When women look at this film, what do they see? The beasts they give birth to? The only women here are whores or peasants who will be whores if death doesn't get them first. On the one hand, Peckinpah presents us with an adventure story, but on the other, he gives us a history lesson, setting the action against the much romanticized Pancho Villa uprising in Mexico.

The rebel attack on Mapache and his army of irregulars is certainly one of the best scenes, introduced as a panorama of the railway junction, showing the chaos and absurdity of such encounters. Yet for all his good intentions, Peckinpah's view of the situation remains typically ethnocentric American. The Mexicans are either corrupt, drunken elitists or poor, drunken peasants. While the Bishop gang is as bad as it is illiterate, there's still the familiar sense that these outlaws are hip, their homicidal values the true rules of machismo.

Maybe they are. It's this kind of nihilism presented as a means of dealing with the inevitable existential fait accompli that eventually finds us all is what brings down the instinctive wrath of the bourgeoisie upon films like this. It's the world view that accepts as reality that the best you can do is accept life as a sort of controlled suicide.

Ergo, reflexes rather than brains are valued.

The tension is always between the individual and the group. Pike Bishop (Wm Holden) isn't the greatest leader but he's willing to act when he has to. As they escape into the Mexican desert with their worthless bags of "steel holes", one of the gang falls from his horse, is unable to remount, begs Bishop to shoot him -- and he does. Continually faced with revolt by this gang member or that, he says: "...we're gonna stick together like it used to be. When you side with a man, you stick with him, and if you don't, you're like some animal... then you're finished... we're finished, all of us."

When Angel, the Mexican gang member, is taken prisoner and tortured by Mapache, Bishop and his remaining three desperadoes decide to do just this -- stick together -- and walk into Palo Verde in a suicide mission. You've seen many such walks in American westerns, but you've seldom seen such carnage at the end. Again, the editing is brilliant, the visceral aspect of the gun battle sensational.

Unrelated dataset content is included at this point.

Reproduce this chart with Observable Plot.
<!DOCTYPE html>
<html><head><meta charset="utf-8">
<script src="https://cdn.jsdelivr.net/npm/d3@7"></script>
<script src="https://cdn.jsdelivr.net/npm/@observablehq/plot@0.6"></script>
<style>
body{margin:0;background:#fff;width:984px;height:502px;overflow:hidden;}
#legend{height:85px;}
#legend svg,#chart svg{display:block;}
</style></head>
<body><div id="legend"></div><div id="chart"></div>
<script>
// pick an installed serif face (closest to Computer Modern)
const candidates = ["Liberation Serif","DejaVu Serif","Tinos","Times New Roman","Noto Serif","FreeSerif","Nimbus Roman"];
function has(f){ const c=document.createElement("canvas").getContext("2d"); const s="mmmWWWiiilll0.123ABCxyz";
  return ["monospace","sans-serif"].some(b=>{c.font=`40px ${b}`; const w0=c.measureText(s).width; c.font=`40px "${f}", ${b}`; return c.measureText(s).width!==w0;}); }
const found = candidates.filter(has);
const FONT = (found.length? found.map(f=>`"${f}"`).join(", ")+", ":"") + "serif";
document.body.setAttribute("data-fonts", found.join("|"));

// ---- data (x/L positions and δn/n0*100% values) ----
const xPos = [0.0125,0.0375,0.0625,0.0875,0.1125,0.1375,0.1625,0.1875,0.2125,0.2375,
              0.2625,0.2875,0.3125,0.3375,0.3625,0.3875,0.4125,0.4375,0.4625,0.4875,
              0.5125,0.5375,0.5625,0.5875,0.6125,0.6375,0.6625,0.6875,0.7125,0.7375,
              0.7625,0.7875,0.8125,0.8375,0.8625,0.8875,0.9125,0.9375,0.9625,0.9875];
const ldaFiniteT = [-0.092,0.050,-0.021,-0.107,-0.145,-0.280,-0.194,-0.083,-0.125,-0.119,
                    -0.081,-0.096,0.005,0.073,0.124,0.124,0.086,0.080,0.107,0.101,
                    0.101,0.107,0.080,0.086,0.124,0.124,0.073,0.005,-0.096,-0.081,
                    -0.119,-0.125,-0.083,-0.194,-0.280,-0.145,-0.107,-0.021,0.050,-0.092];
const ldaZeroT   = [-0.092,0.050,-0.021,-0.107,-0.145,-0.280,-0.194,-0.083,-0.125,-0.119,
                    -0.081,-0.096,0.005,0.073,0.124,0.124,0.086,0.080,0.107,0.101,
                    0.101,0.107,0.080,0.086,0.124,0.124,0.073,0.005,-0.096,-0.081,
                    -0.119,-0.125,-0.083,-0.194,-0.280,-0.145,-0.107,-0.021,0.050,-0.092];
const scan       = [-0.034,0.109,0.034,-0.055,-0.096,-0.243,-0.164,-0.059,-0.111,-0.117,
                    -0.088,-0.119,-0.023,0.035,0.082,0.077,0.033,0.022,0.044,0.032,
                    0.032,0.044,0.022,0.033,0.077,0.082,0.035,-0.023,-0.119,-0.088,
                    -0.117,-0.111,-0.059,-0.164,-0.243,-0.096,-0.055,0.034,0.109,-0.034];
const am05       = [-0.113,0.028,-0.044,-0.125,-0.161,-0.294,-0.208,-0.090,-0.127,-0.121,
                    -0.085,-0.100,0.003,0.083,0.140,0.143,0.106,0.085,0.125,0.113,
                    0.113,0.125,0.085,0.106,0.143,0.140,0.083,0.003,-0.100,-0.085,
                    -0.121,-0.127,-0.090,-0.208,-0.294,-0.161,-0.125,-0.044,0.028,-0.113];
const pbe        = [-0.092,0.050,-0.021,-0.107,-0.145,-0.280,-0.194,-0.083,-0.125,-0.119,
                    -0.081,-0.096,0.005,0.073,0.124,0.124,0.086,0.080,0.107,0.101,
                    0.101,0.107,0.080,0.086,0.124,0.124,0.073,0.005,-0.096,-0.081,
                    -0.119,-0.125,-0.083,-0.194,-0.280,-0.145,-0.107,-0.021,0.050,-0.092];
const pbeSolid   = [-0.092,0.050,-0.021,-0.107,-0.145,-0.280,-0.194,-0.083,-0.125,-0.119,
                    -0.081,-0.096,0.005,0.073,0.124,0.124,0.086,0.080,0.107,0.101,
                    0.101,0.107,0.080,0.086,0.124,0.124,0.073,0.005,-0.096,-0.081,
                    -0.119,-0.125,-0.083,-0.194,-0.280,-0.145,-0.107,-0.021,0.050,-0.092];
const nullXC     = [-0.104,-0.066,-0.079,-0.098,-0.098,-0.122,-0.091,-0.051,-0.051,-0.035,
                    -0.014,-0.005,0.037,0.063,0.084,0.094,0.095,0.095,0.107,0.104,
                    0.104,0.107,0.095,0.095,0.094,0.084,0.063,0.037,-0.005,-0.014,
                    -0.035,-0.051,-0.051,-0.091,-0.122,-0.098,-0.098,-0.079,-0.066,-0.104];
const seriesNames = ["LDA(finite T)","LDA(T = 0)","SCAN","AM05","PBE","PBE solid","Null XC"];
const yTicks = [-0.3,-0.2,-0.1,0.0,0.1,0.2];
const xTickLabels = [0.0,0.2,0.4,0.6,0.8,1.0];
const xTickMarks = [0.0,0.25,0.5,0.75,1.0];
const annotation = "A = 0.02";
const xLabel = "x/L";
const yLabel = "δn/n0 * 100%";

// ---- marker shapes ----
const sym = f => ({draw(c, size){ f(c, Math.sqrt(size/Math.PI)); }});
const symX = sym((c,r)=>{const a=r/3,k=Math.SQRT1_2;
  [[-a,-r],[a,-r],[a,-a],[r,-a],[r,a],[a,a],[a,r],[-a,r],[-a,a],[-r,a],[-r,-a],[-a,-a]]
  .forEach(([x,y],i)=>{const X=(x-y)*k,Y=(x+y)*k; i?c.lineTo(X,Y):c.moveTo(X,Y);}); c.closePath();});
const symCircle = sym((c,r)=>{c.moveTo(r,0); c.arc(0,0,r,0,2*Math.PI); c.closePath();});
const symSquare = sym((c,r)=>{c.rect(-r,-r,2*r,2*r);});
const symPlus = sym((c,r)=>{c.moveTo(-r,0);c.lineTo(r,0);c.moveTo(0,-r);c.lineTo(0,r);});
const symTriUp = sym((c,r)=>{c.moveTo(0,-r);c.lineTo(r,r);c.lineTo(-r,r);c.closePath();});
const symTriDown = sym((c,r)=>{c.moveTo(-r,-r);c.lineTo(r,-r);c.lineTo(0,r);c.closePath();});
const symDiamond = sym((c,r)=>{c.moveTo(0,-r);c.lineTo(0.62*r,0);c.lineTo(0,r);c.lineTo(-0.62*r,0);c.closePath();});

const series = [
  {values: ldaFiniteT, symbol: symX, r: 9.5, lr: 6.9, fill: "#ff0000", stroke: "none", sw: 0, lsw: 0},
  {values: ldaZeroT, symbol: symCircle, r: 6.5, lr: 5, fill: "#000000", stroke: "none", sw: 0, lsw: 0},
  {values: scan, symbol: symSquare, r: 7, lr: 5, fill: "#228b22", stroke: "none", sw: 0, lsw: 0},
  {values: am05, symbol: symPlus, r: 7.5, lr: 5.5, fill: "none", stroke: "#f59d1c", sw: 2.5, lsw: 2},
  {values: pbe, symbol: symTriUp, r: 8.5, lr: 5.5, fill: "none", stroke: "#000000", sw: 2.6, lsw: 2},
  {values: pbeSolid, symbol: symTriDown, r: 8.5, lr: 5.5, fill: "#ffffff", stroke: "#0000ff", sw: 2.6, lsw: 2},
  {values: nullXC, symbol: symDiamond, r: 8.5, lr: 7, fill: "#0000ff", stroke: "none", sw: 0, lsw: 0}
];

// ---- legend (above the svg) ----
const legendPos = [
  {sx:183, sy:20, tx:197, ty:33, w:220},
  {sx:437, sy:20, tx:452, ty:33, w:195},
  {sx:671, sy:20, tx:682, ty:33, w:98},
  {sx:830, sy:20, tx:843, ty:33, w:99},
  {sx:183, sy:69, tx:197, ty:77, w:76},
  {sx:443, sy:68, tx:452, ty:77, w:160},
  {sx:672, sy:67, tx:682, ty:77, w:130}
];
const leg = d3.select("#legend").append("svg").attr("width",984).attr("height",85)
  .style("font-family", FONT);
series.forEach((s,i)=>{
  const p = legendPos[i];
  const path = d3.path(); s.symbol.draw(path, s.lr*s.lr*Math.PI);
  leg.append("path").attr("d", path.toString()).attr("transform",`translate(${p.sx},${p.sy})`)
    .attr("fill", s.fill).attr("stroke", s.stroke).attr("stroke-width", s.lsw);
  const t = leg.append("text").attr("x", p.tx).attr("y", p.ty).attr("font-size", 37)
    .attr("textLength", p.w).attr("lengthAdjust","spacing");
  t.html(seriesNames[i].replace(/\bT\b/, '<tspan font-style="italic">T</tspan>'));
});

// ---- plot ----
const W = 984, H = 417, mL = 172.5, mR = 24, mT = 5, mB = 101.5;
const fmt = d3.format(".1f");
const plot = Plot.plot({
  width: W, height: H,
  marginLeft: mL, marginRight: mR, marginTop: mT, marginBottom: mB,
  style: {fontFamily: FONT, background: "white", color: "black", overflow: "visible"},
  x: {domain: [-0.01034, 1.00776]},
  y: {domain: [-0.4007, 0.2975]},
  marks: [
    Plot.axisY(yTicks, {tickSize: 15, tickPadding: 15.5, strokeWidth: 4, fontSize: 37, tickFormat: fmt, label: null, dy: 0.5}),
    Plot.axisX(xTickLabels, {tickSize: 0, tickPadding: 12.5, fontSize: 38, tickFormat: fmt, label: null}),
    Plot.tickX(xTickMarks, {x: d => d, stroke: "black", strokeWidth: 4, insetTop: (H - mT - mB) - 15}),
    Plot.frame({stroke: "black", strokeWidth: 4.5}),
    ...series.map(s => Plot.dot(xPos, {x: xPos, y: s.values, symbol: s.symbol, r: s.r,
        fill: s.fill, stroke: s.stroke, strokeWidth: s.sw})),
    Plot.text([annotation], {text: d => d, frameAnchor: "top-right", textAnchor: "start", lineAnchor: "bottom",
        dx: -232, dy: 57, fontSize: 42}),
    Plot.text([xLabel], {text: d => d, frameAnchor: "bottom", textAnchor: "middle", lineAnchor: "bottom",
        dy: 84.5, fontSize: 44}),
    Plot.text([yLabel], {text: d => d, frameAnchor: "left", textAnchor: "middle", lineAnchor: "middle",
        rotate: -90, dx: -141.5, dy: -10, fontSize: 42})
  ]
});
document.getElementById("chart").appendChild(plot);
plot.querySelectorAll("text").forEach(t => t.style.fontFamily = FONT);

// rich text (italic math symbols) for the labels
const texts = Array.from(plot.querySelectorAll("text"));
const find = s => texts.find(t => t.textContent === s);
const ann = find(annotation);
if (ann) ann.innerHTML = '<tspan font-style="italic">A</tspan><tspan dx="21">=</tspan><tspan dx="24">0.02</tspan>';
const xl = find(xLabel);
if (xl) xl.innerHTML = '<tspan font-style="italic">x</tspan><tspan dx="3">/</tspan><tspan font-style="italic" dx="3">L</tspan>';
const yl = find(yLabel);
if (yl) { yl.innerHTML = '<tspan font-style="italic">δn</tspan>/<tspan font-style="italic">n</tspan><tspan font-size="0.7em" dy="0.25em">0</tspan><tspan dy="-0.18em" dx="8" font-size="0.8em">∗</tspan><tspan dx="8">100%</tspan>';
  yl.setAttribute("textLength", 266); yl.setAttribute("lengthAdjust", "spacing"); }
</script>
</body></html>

Mapache and his drunken officer corp and German advisors sit above the rough plaza drinking and womanizing. Beside them sits the American machine gun (a "gift" from Bishop), the new icon in their shrine. Bishop calls for the return of Angel. Mapache frogs him forth, slits his throat... and Bishop guns down Mapache. There is a brief interlude of silence -- the four Americans are surrounded -- before the battle commences. They quickly commandeer the machine gun, take out dozens of Mexican soldiers, peasants, animals. They fall like broken sticks from the arches of the viaduct, from windows, from doorways, pillars, etc.

It is, of course, the generic barroom brawl taken to its nihilist conclusion. They all die and we see their bodies strapped like carrion to their horses being led into the desert by the bounty hunters (who in turn are ambushed by Sykes). Thorton remains behind, a victim of divided loyalties, the job done but his integrity compromised. As the wind tumbles the sage outside the gates, Sykes shows up, offers him a new beginning, another gang: "Want to come along? It ain't what it used to be, but it'll do."

An uneven work with journeyman performances by Holden, Borgnine, Ryan and O'Brien. You've seen them in these roles before, so they certainly didn't have to extend themselves into anything new. What is (was) new is the landscape of violence and history that Peckinpah lays on us with heavy hands and a suspect intent.